Un Presidente propuesto por un sector de la opinión pública siempre estaría estigmatizado con alguna dependencia partidista. Un Rey o una Reina, que no deben expresar ideas políticas y menos intentar imponerlas, es quien mejor garantiza la neutralidad y la independencia en la imagen del Estado. La práctica lo está demostrando: los países políticamente más estables, y no menos democráticos, el Reino Unido, Dinamarca, Noruega, Suecia, Luxemburgo… están encabezados por soberanos.

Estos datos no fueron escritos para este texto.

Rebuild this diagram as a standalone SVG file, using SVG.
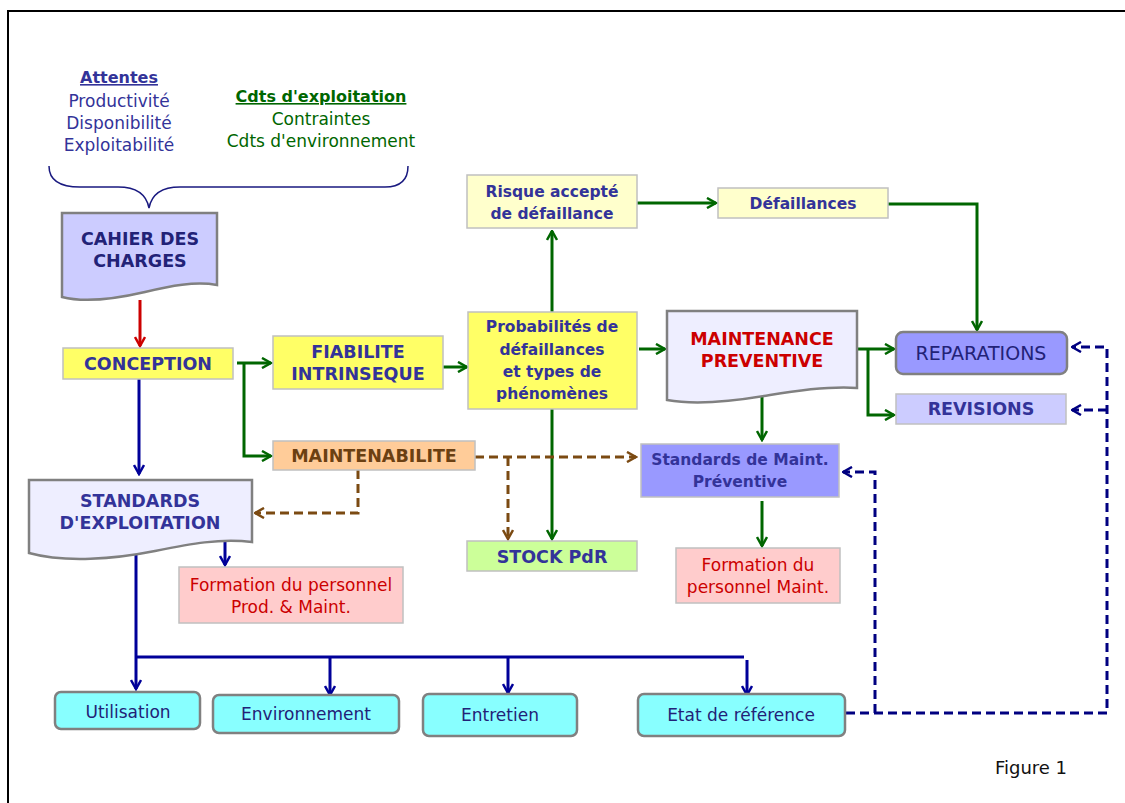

Tampoco el argumento económico es convincente. Las monarquías del pasado eran costosas y despilfarradoras pero las actuales monarquías constitucionales, no. Están sometidas a controles públicos y sus costes no son superiores a los que supondría mantener a una Presidencia republicana, con su aparato burocrático, su seguridad, etcétera. Sin olvidar que los presidentes se acaban convirtiendo en expresidentes a quienes lógicamente hay que mantener con un estatus digno que también habría que sumar al total de la Institución.